How to Manipulate Sound Files with SoX

The wonderful world of editing sound files on the command line

Michael J. Jordan

Linux Online Inc.
Michael.Jordan-AT-linux-DOT-org

Table of Contents

Using SoX

It's the command line, but do not be afraid. Some years ago, before my Linux days, I had a Win95 box with a Sound Blaster card. It came with a nice program (whose name escapes me) for manipulating sound files. When I passed to the Linux world back in late 1997, there was nothing like this available, so I used to dual-boot back into the Windows machine to use it. Later, it may have been around 1999, I found a similar program for Linux which was somewhat buggy but worked pretty well.
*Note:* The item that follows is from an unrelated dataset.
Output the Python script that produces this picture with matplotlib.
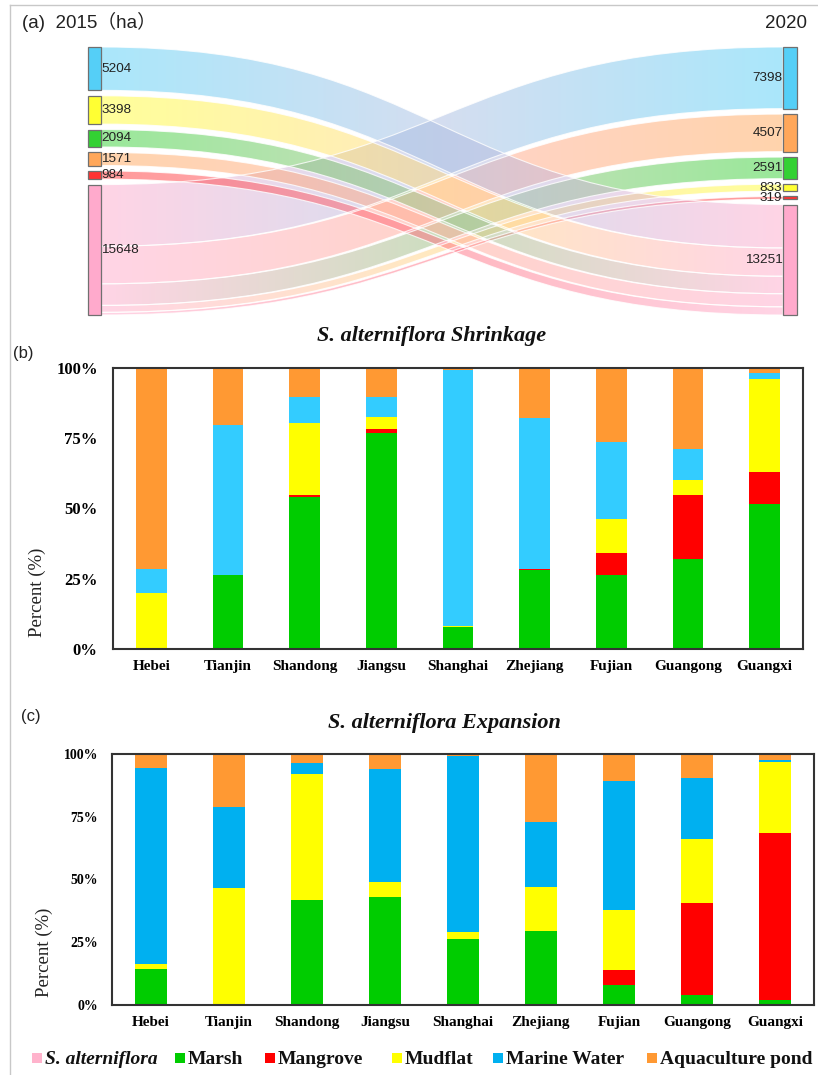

Again, the name of this program escapes me (I believe it started with an M and had an X it it somewhere). At some point, I upgraded to a newer version of suse of SuSE I was using at the time, and this program, which I had begun to rely on, just wouldn't compile for my new setup. Other stuff I looked at proved too buggy to be usable or had the same problems that it wouldn't compile or the dependencies were too tough to work out. Again, being a refugee from the Linux world, I had the same problem that Spock saw in Khan in the movie Wrath of Khan - namely, I wasn't thinking three dimensionally - or in my case, I wasn't thinking like a Unix user. If you're using a Unix-like system, you can always rely on the command line to get you out of any jam. That's when I became acquainted with SoX.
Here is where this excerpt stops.